Mon, 22nd Jan 2024

Chill factor: A week of frosty challenges for Ireland’s Power Grid

As the country wakes up to the aftermath of Storm Isha, we look back on the range of challenges the power system encountered during the last seven days. For most of last week, frequently below-zero temperatures drove peak demand conditions, with EirGrid announcing a new all-time record on Thu 18th January. Coupled with a high-pressure weather system sat over Ireland and low levels of wind generation for most of the week, this caused challenges on the power system.

As always, EirGrid managed the situation using all tools available, one of which being Demand Side Units (DSUs), via which large energy users help reduce demand on instruction. These units have been called upon four times so far in 2024; for example, collectively delivering 122 MW over the evening peak on Wed 17th January. With EirGrid estimating each 1°C temperature drop increases peak demand by approximately 40 MW, DSUs, therefore, provided a demand reduction equivalent to a temperature rise of 3°C!

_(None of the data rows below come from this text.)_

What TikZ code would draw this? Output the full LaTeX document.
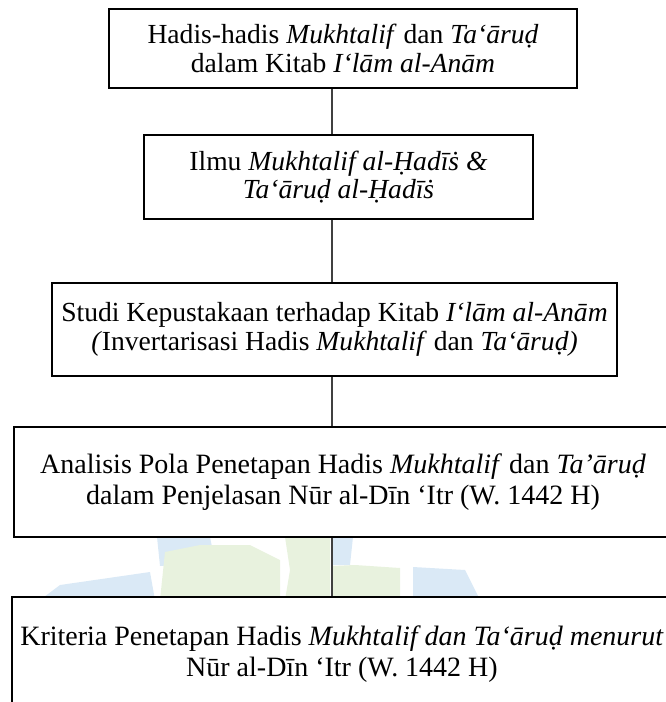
\documentclass[tikz,border=0pt]{standalone}
\usepackage{fontspec}
\setmainfont{Liberation Serif}
\definecolor{wmblue}{RGB}{218,233,246}
\definecolor{wmgreen}{RGB}{232,242,222}
\begin{document}
\begin{tikzpicture}[x=1pt,y=1pt,
  box/.style={draw=black, line width=2.8pt, fill=white, align=center, inner sep=0pt,
    font=\fontsize{27.6}{28.5}\selectfont},
  wide/.style={font=\fontsize{28}{30.5}\selectfont},
  link/.style={draw=black!75, line width=1.3pt}]
\useasboundingbox (0,0) rectangle (666,-702);
% watermark
\begin{scope}
\clip (0,-537) rectangle (666,-597);
\fill[wmblue] (40,-600) -- (60,-585) -- (150,-572) -- (155,-600) -- cycle;
\fill[wmblue] (157,-537) -- (210,-537) -- (215,-562) -- (160,-566) -- cycle;
\fill[wmgreen] (160,-600) -- (165,-552) -- (200,-545) -- (250,-545) -- (280,-560) -- (280,-600) -- cycle;
\fill[wmgreen] (285,-537) -- (330,-537) -- (330,-600) -- (285,-600) -- (290,-570) -- cycle;
\fill[wmblue] (333,-537) -- (353,-537) -- (350,-565) -- (333,-565) -- cycle;
\fill[wmgreen] (333,-566) -- (355,-565) -- (400,-568) -- (400,-600) -- (333,-600) -- cycle;
\fill[wmblue] (413,-567) -- (465,-570) -- (480,-600) -- (413,-600) -- cycle;
\end{scope}
\node[box, minimum width=468pt, minimum height=79pt] (b1) at (343,-48.5)
  {Hadis-hadis \textit{Mukhtalif} dan \textit{Ta‘āruḍ}\\dalam Kitab \textit{I‘lām al-Anām}};
\node[box, minimum width=389pt, minimum height=84pt] (b2) at (338.5,-177)
  {Ilmu \textit{Mukhtalif al-Ḥadīṡ \&}\\\textit{Ta‘āruḍ al-Ḥadīṡ}};
\node[box, minimum width=565pt, minimum height=93pt] (b3) at (334.5,-329.5)
  {Studi Kepustakaan terhadap Kitab \textit{I‘lām al-Anām}\\\textit{(}Invertarisasi Hadis \textit{Mukhtalif} dan \textit{Ta‘āruḍ)}};
\node[box, wide, minimum width=658pt, minimum height=110pt] (b4) at (343,-482)
  {Analisis Pola Penetapan Hadis \textit{Mukhtalif} dan \textit{Ta’āruḍ}\\dalam Penjelasan Nūr al-Dīn ‘Itr (W. 1442 H)};
\node[box, wide, minimum width=660pt, minimum height=114pt] (b5) at (342,-654)
  {Kriteria Penetapan Hadis \textit{Mukhtalif dan Ta‘āruḍ menurut}\\Nūr al-Dīn ‘Itr (W. 1442 H)};
\draw[link] (b1.south -| 332,0) -- (b2.north -| 332,0);
\draw[link] (b2.south -| 332,0) -- (b3.north -| 332,0);
\draw[link] (b3.south -| 332,0) -- (b4.north -| 332,0);
\draw[link] (b4.south -| 332,0) -- (b5.north -| 332,0);
\end{tikzpicture}
\end{document}
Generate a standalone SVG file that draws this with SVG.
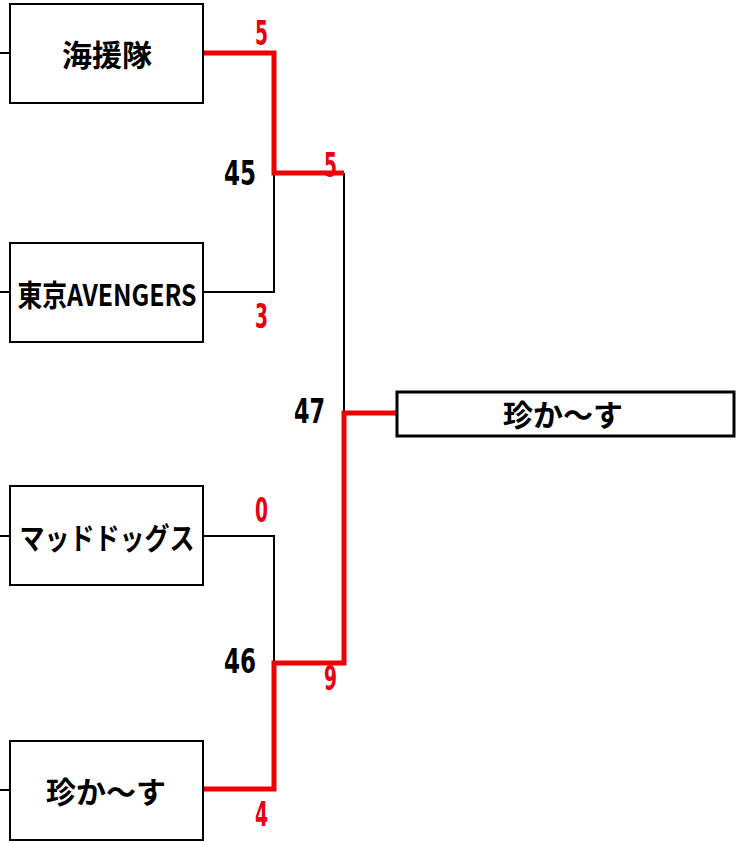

Demand flexibility is essential to achieving Ireland’s goal of 80% renewable electricity generation by 2030 and VIOTAS is ever grateful to its clients which continue to play a key role in this transition!

The passage into the new week then saw Storm Isha hit Ireland over the weekend. This has left thousands without electricity supply and, having damaged a number of transmission lines, caused EirGrid to declare a System Alert status for approximately 4 hours, warning of an elevated risk in case of any further unplanned event. We wish ESB Networks all the best as they start the week with the massive challenge to restore supplies to all customers.

The ability of Ireland’s North Atlantic weather to go from too cold with not enough wind, to having too much wind, within the space of a couple of days reminds us of the range of challenges that must be managed by the power system in order to transition towards a low-carbon system while simultaneously keeping the lights on.